Search code examples
dynamics-crm-2011dynamics-crm

Dynamics CRM 2011 Import Data Duplication Rules


I have a requirement in which I need to import data from excel (CSV) to Dynamics CRM regularly.

Instead of using some simple Data Duplication Rules, I need to implement a point system to determine whether a data is considered duplicate or not.

Let me give an example. For example these are the particular rules for Import:

  1. First Name, exact match, 10 pts
  2. Last Name, exact match, 15 pts
  3. Email, exact match, 20 pts
  4. Mobile Phone, exact match, 5 pts

And then the Threshold value => 19 pts

Now, if a record have First Name and Last Name matched with an old record in the entity, the points will be 25 pts, which is higher than the threshold (19 pts), therefore the data is considered as Duplicate

If, for example, the particular record only have same First Name and Mobile Phone, the points will be 15 pts, which is lower than the threshold and thus considered as Non-Duplicate

What is the best approach to achieve this requirement? Is it possible to utilize the default functionality of Import Data in the MS CRM? Is there any 3rd party Add-on that answer my requirement above?

Thank you for all the help.

Updated

Hi Konrad, thank you for your suggestions, let me elaborate here:

Excel. You could filter out the data using Excel and then, once you've obtained a unique list, import it.

Nice one but I don't think it is really workable in my case, the data will be coming regularly from client in moderate numbers (hundreds to thousands). Typically client won't check about the duplication on the data.

Workflow. Run a process removing any instance calculated as a duplicate.

Workflow is a good idea, however since it is being processed asynchronously, my concern is the user in some cases may already do some update/changes to the data inserted, before the workflow finish working.. therefore creating some data inconsistency or at the very least confusing user experience

Plugin. On every creation of a new record, you'd check if it's to be regarded as duplicate-ish and cancel it's creation (or mark for removal).

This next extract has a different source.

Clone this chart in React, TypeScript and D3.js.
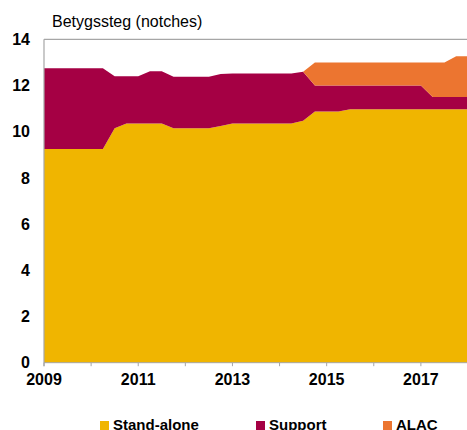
import React from "react";
import * as d3 from "d3";

const quarters: number[] = d3.range(0, 37).map((i) => 2009 + i / 4);

const standAlone: number[] = [
  9.25, 9.25, 9.25, 9.25, 9.25, 9.25, 10.15, 10.36, 10.36, 10.36, 10.36, 10.15,
  10.15, 10.15, 10.15, 10.25, 10.36, 10.36, 10.36, 10.36, 10.36, 10.36, 10.47,
  10.87, 10.87, 10.87, 10.97, 10.97, 10.97, 10.97, 10.97, 10.97, 10.97, 10.97,
  10.97, 10.97, 10.97,
];

const support: number[] = [
  3.5, 3.5, 3.5, 3.5, 3.5, 3.5, 2.25, 2.04, 2.04, 2.26, 2.26, 2.23, 2.23, 2.23,
  2.23, 2.25, 2.16, 2.16, 2.16, 2.16, 2.16, 2.16, 2.13, 1.13, 1.13, 1.13, 1.03,
  1.03, 1.03, 1.03, 1.03, 1.03, 1.03, 0.53, 0.53, 0.53, 0.53,
];

const alac: number[] = [
  0, 0, 0, 0, 0, 0, 0, 0, 0, 0, 0, 0, 0, 0, 0, 0, 0, 0, 0, 0, 0, 0, 0, 1.0, 1.0,
  1.0, 1.0, 1.0, 1.0, 1.0, 1.0, 1.0, 1.0, 1.5, 1.5, 1.77, 1.77,
];

const seriesKeys = ["standAlone", "support", "alac"];
const seriesLabels = ["Stand-alone", "Support", "ALAC"];
const seriesColors = ["#F0B500", "#A50044", "#EC7530"];

const yTicks = [0, 2, 4, 6, 8, 10, 12, 14];
const xTickYears = d3.range(2009, 2019);
const xLabelYears = [2009, 2011, 2013, 2015, 2017];

const title = "Betygssteg (notches)";

export default function App() {
  const W = 467;
  const H = 430;
  const left = 44;
  const right = 468;
  const top = 39.3;
  const bottom = 362.7;

  const x = d3.scaleLinear().domain([2009, 2018]).range([left, right]);
  const y = d3.scaleLinear().domain([0, 14]).range([bottom, top]);

  const rows = quarters.map((q, i) => ({
    q,
    standAlone: standAlone[i],
    support: support[i],
    alac: alac[i],
  }));

  const stacked = d3.stack<any>().keys(seriesKeys)(rows);
  const area = d3
    .area<any>()
    .x((d) => x(d.data.q))
    .y0((d) => y(d[0]))
    .y1((d) => y(d[1]))
    .curve(d3.curveLinear);

  const font = "Arial, 'Liberation Sans', Helvetica, sans-serif";
  const gray = "#a6a6a6";

  const legendX = [100, 256, 383];

  return (
    <svg
      width={W}
      height={H}
      style={{ position: "absolute", left: 0, top: 0, display: "block" }}
      fontFamily={font}
    >
      <rect x={0} y={0} width={W} height={H} fill="#fff" />
      {stacked.map((s, i) => (
        <path key={s.key} d={area(s as any) || ""} fill={seriesColors[i]} stroke="none" />
      ))}
      {/* frame */}
      <line x1={left} x2={W} y1={top} y2={top} stroke={gray} strokeWidth={1.2} />
      <line x1={left} x2={left} y1={top} y2={bottom + 3.5} stroke={gray} strokeWidth={1.2} />
      <line x1={left} x2={W} y1={bottom} y2={bottom} stroke={gray} strokeWidth={1} />
      {xTickYears.map((yr) => (
        <line
          key={yr}
          x1={x(yr)}
          x2={x(yr)}
          y1={bottom}
          y2={bottom + 3.5}
          stroke={gray}
          strokeWidth={1}
        />
      ))}
      {yTicks.map((t) => (
        <text
          key={t}
          x={30}
          y={y(t)}
          dy="0.36em"
          textAnchor="end"
          fontSize={16}
          fontWeight="bold"
          fill="#000"
        >
          {t}
        </text>
      ))}
      {xLabelYears.map((yr) => (
        <text
          key={yr}
          x={x(yr)}
          y={384.5}
          textAnchor="middle"
          fontSize={16}
          fontWeight="bold"
          fill="#000"
        >
          {yr}
        </text>
      ))}
      <text x={52} y={27} fontSize={16} fill="#000">
        {title}
      </text>
      {seriesLabels.map((lab, i) => (
        <g key={lab}>
          <rect x={legendX[i]} y={421} width={9} height={9} fill={seriesColors[i]} />
          <text x={legendX[i] + 13} y={429.5} fontSize={15} fontWeight="bold" fill="#000">
            {lab}
          </text>
        </g>
      ))}
    </svg>
  );
}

I like this approach. So I just import like usual (for example, to contact entity), but I already have a plugin in place that getting triggered every time a record is created, the plugin will check whether the record is duplicat-ish or not and took necessary action.


Solution

  • I can think of the following approaches to the task (depending on the number of records, repetitiveness of the import, automatization requirement etc.) they may be all good somehow. Would you care to elaborate on the current conditions?

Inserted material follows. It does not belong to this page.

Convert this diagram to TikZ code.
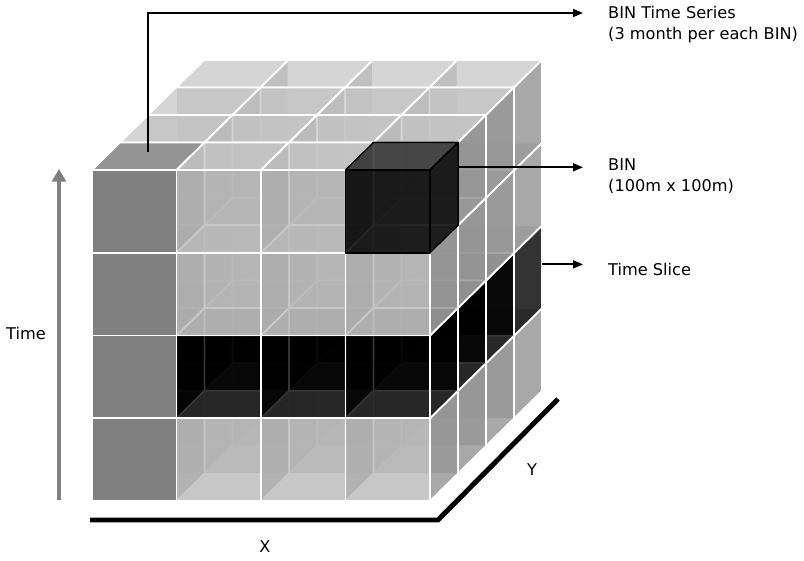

    1. Excel. You could filter out the data using Excel and then, once you've obtained a unique list, import it.

    2. Plugin. On every creation of a new record, you'd check if it's to be regarded as duplicate-ish and cancel it's creation (or mark for removal).

    3. Workflow. Run a process removing any instance calculated as a duplicate.

    You also need to consider the implication of such elimination of data. There's a mathematical issue. Suppose that the uniqueness' radius (i.e. the threshold in this 1D case) is 3. Consider the following set of numbers (it's listed twice, just in different order).

    1 3 5 7    ->    1 _ 5 _
    3 1 5 7    ->    _ 3 _ 7
    

    Are you sure that's the intended result? Under some circumstances, you can even end up with sets of records of different sizes (only depending on the order). I'm a bit curious on why and how the setup came up.

    Personally, I'd go with plugin, if the above is OK by you. If you need to make sure that some of the unique-ish elements never get omitted, you'd probably best of applying a test algorithm to a backup of the data. However, that may defeat it's purpose.

    In fact, it sounds so interesting that I might create the solution for you (just to show it can be done) and blog about it. What's the dead-line?